When we left the cemetery I saw a large white bird along a distant lake. "Stop the car!" I said. Sure enough, it was a single American Pelican standing quietly by the side of the lake. By now, Aunt Edith isn't sure if I am just a crazy person, or a certified bird wizard who conjures up birds in strange locations so they can be photographed. Don't I just wish! Sigh.
Aunt Edith loves genealogy and family history, so we traveled to another town to see the statue of a great-great-great-something grandfather, General Sterling Price. Dick looked him up, and he was quite a personage--legislator, governor, Civil War general for the Confederacy. Despite all the good things he did for the young state of Missouri, we will remember him as refusing to surrender at the end of the war. He took his troops to Mexico to join Emperor Maximilian instead. Remember the John Wayne movie, Rooster Cogburn, where he plays a one-eyed Marshall who captures the bad guys with the help of Katherine Hepburn? (one of my favorites) In it, his only two friends are a Chinaman and his cat, General Sterling Price! Everyone lined up before the statue for pictures. Aren't families great!
Our final stop for the morning was along the sites where she and Dick's father had grown up. Here was the one room school house. There were the slag heaps from coal mines, warm enough that the snow never melted. They wanted to see what the old home looked like, which she discouraged, but we drove out anyway. No one was home at the new residence on the property, and we decided it would be smarter to honor the No Trespassing signs. However, while they looked around I enjoyed the wildflowers and songs of country birds. Here is one that I can't identify. It sat on a phone line, signing loudly. (Whoops! Did you catch that? A bird using sign language would really be a first!) At first, I thought it might be a Meadowlark, with the yellowish belly and black necklace, but it's smaller than a Meadowlark, sings a completely different song, and the bill isn't right. Any ideas out there in the audience? Whatever it is, it will be a lifer for me!
The vote is in, and the winner is Dickcissel. That makes two lifers for the week, this Dickcissel and the Henslow's Sparrow.
In a while we will drive to Columbia for dinner with another relative. Tomorrow we'll be shown off to all her friends at church, then the long drive back to Kentucky. I am married to such a wonderful man --how many men like to visit their 89 year old aunts? Of course, she told him that she would curse him at her funeral if that was the only time he ever came to visit!
4 comments:
Treebeard says it looks like a dickcissel to him. He's never seen one in person, but he's seen loads of pictures.

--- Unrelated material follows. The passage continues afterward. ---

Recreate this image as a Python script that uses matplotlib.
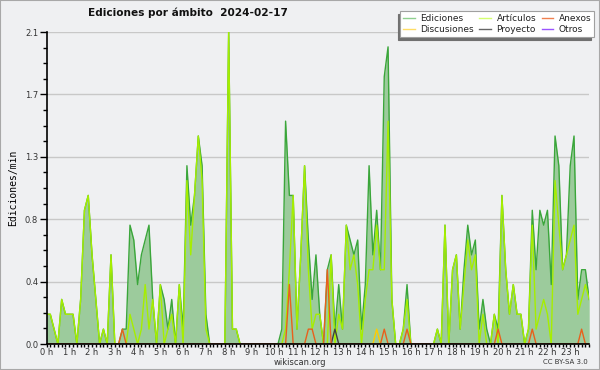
import matplotlib
matplotlib.use('Agg')
import matplotlib.pyplot as plt
import matplotlib.ticker as ticker
from matplotlib.lines import Line2D
from matplotlib.patches import Rectangle
import numpy as np

# edits per minute, one value per 10-minute slot (00:00 .. 23:50)
ediciones = [0.2, 0.2, 0.1, 0.0, 0.3, 0.2, 0.2, 0.2, 0.0, 0.3, 0.9, 1.0,
             0.6, 0.3, 0.0, 0.1, 0.0, 0.6, 0.0, 0.0, 0.1, 0.1, 0.8, 0.7,
             0.4, 0.6, 0.7, 0.8, 0.3, 0.0, 0.4, 0.3, 0.1, 0.3, 0.0, 0.4,
             0.1, 1.2, 0.8, 1.0, 1.4, 1.2, 0.2, 0.0, 0.0, 0.0, 0.0, 0.0,
             2.1, 0.1, 0.1, 0.0, 0.0, 0.0, 0.0, 0.0, 0.0, 0.0, 0.0, 0.0,
             0.0, 0.0, 0.1, 1.5, 1.0, 1.0, 0.1, 0.6, 1.2, 0.7, 0.3, 0.6,
             0.2, 0.0, 0.5, 0.6, 0.1, 0.4, 0.1, 0.8, 0.7, 0.6, 0.7, 0.1,
             0.4, 1.2, 0.6, 0.9, 0.5, 1.8, 2.0, 0.3, 0.0, 0.0, 0.1, 0.4,
             0.0, 0.0, 0.0, 0.0, 0.0, 0.0, 0.0, 0.1, 0.0, 0.8, 0.0, 0.5,
             0.6, 0.1, 0.5, 0.8, 0.6, 0.7, 0.1, 0.3, 0.1, 0.0, 0.2, 0.1,
             1.0, 0.5, 0.2, 0.4, 0.2, 0.2, 0.0, 0.1, 0.9, 0.5, 0.9, 0.8,
             0.9, 0.4, 1.4, 1.2, 0.5, 0.6, 1.2, 1.4, 0.3, 0.5, 0.5, 0.3]

articulos = [0.2, 0.2, 0.1, 0.0, 0.3, 0.2, 0.2, 0.2, 0.0, 0.3, 0.9, 1.0,
             0.6, 0.3, 0.0, 0.1, 0.0, 0.6, 0.0, 0.0, 0.0, 0.0, 0.2, 0.1,
             0.0, 0.1, 0.4, 0.1, 0.3, 0.0, 0.4, 0.0, 0.1, 0.2, 0.0, 0.4,
             0.0, 1.1, 0.6, 1.0, 1.4, 1.1, 0.1, 0.0, 0.0, 0.0, 0.0, 0.0,
             2.1, 0.1, 0.1, 0.0, 0.0, 0.0, 0.0, 0.0, 0.0, 0.0, 0.0, 0.0,
             0.0, 0.0, 0.0, 0.1, 0.5, 1.0, 0.1, 0.6, 1.2, 0.5, 0.1, 0.2,
             0.2, 0.0, 0.0, 0.6, 0.0, 0.2, 0.1, 0.8, 0.5, 0.6, 0.4, 0.0,
             0.3, 0.5, 0.5, 0.8, 0.5, 0.5, 1.5, 0.3, 0.0, 0.0, 0.1, 0.3,
             0.0, 0.0, 0.0, 0.0, 0.0, 0.0, 0.0, 0.1, 0.0, 0.8, 0.0, 0.5,
             0.6, 0.1, 0.4, 0.7, 0.5, 0.6, 0.0, 0.2, 0.0, 0.0, 0.2, 0.0,
             1.0, 0.5, 0.2, 0.4, 0.2, 0.2, 0.0, 0.1, 0.8, 0.1, 0.2, 0.3,
             0.2, 0.0, 1.1, 0.8, 0.5, 0.6, 0.7, 0.8, 0.2, 0.3, 0.4, 0.3]

anexos = [0.0, 0.0, 0.0, 0.0, 0.0, 0.0, 0.0, 0.0, 0.0, 0.0, 0.0, 0.0,
          0.0, 0.0, 0.0, 0.0, 0.0, 0.0, 0.0, 0.0, 0.1, 0.0, 0.0, 0.0,
          0.0, 0.0, 0.0, 0.0, 0.0, 0.0, 0.0, 0.0, 0.0, 0.0, 0.0, 0.0,
          0.0, 0.0, 0.0, 0.0, 0.0, 0.0, 0.0, 0.0, 0.0, 0.0, 0.0, 0.0,
          0.0, 0.0, 0.0, 0.0, 0.0, 0.0, 0.0, 0.0, 0.0, 0.0, 0.0, 0.0,
          0.0, 0.0, 0.0, 0.0, 0.4, 0.0, 0.0, 0.0, 0.0, 0.1, 0.1, 0.0,
          0.0, 0.0, 0.5, 0.0, 0.0, 0.0, 0.0, 0.0, 0.0, 0.0, 0.0, 0.0,
          0.0, 0.0, 0.0, 0.0, 0.0, 0.1, 0.0, 0.0, 0.0, 0.0, 0.0, 0.1,
          0.0, 0.0, 0.0, 0.0, 0.0, 0.0, 0.0, 0.0, 0.0, 0.0, 0.0, 0.0,
          0.0, 0.0, 0.0, 0.0, 0.0, 0.0, 0.0, 0.0, 0.0, 0.0, 0.0, 0.1,
          0.0, 0.0, 0.0, 0.0, 0.0, 0.0, 0.0, 0.0, 0.1, 0.0, 0.0, 0.0,
          0.0, 0.0, 0.0, 0.0, 0.0, 0.0, 0.0, 0.0, 0.0, 0.1, 0.0, 0.0]

discusiones = [0.0] * 87 + [0.1] + [0.0] * 56
proyecto = [0.0] * 76 + [0.1] + [0.0] * 67
otros = [0.0] * 144

hour_labels = ['%d h' % h for h in range(24)]
yticks = [0.0, 0.42, 0.84, 1.26, 1.68, 2.1]

bg = '#eff0f2'
series = [
    ('Ediciones', ediciones, '#3aa63a', '#8fd08f'),
    ('Discusiones', discusiones, '#ffcc00', '#ffdd66'),
    ('Artículos', articulos, '#a6ee00', '#d4ff70'),
    ('Proyecto', proyecto, '#404040', '#666666'),
    ('Anexos', anexos, '#e8601c', '#f08050'),
    ('Otros', otros, '#8833ff', '#9a55ff'),
]

fig = plt.figure(figsize=(6, 3.7), dpi=100, facecolor=bg)
ax = fig.add_axes([46.5 / 600, 26 / 370, 542.7 / 600, 312 / 370])
ax.set_facecolor(bg)

x = np.arange(len(ediciones))
ax.fill_between(x, ediciones, 0, color='#9ccb9c', lw=0, zorder=1)
ax.plot(x, ediciones, color='#3aa63a', lw=1.0, zorder=2)
ax.plot(x, articulos, color='#a6ee00', lw=1.0, zorder=2.1)
ax.plot(x, discusiones, color='#ffcc00', lw=1.0, zorder=2.2)
ax.plot(x, proyecto, color='#404040', lw=1.0, zorder=2.2)
ax.plot(x, anexos, color='#e8601c', lw=1.0, zorder=2.3)
ax.plot(x, otros, color='#8833ff', lw=1.0, zorder=2.2)

ax.set_xlim(0, len(ediciones) - 1)
ax.set_ylim(0, 2.1)

ax.xaxis.set_major_locator(ticker.FixedLocator(np.arange(0, 144, 6)))
ax.xaxis.set_major_formatter(ticker.FixedFormatter(hour_labels))
ax.xaxis.set_minor_locator(ticker.MultipleLocator(1))
ax.yaxis.set_major_locator(ticker.FixedLocator(yticks))
ax.yaxis.set_major_formatter(ticker.FormatStrFormatter('%.1f'))
ax.yaxis.set_minor_locator(ticker.FixedLocator(np.arange(0, 2.11, 0.105)))

ax.tick_params(axis='x', which='major', length=2.5, width=1, labelsize=6, pad=0.5)
ax.tick_params(axis='x', which='minor', length=2.5, width=1)
ax.tick_params(axis='y', which='major', length=5, width=1, labelsize=6, pad=1)
ax.tick_params(axis='y', which='minor', length=3, width=1)
for lab in ax.get_xticklabels() + ax.get_yticklabels():
    lab.set_color('#333333')

ax.grid(axis='y', which='major', color='#c8c8c8', lw=1)
ax.set_axisbelow(True)
for s in ['top', 'right']:
    ax.spines[s].set_visible(False)
for s in ['left', 'bottom']:
    ax.spines[s].set_linewidth(1.2)
    ax.spines[s].set_zorder(5)

ax.set_ylabel('Ediciones/min', family='DejaVu Sans Mono', fontsize=7, labelpad=5)

fig.text(0.314, 0.966, 'Ediciones por ámbito  2024-02-17', fontsize=7.6,
         fontweight='bold', ha='center', va='center', color='#111111')

handles = [Line2D([], [], color=c2, lw=1) for _, _, _, c2 in series]
labels = [n for n, _, _, _ in series]
leg = ax.legend(handles, labels, ncol=3, loc='upper right',
                bbox_to_anchor=(594 / 600, 1 - 11 / 370), bbox_transform=fig.transFigure,
                fontsize=6.5, frameon=True, fancybox=False, handlelength=1.3,
                handletextpad=0.6, columnspacing=0.6, labelspacing=0.3,
                borderpad=0.3, borderaxespad=0,
                shadow={'ox': -2, 'oy': -2, 'color': '#707070', 'alpha': 1})
leg.get_frame().set_facecolor('white')
leg.get_frame().set_edgecolor('#a0a0a0')
leg.get_frame().set_linewidth(0.8)
for t in leg.get_texts():
    t.set_color('#222222')

fig.text(0.5, 1 - 362.5 / 370, 'wikiscan.org', fontsize=6, ha='center', va='center', color='#333333')
fig.text(588 / 600, 1 - 362.5 / 370, 'CC BY-SA 3.0', fontsize=5, ha='right', va='center', color='#333333')

fig.patches.append(Rectangle((0, 0), 1, 1, transform=fig.transFigure, fill=False,
                             edgecolor='#a8a8a8', lw=1.5))

fig.savefig('out.png', dpi=100, facecolor=bg)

Replying too late, but yes, it is a Dickcissel, a grassland bird often described as looking like a small meadowlark. He sings his name: "dick-siss-siss-siss -el"
Congrats on the Lifes - Henslow's Sparrows can be easy to hear and quite difficult to see.
~Kathi
Lovely photos. Congrats on the lifers! I like the field of flowers. I'm trying to get some lifers in CT but so far no such luck!
OH..I love the bird nest..congrats on the lifers!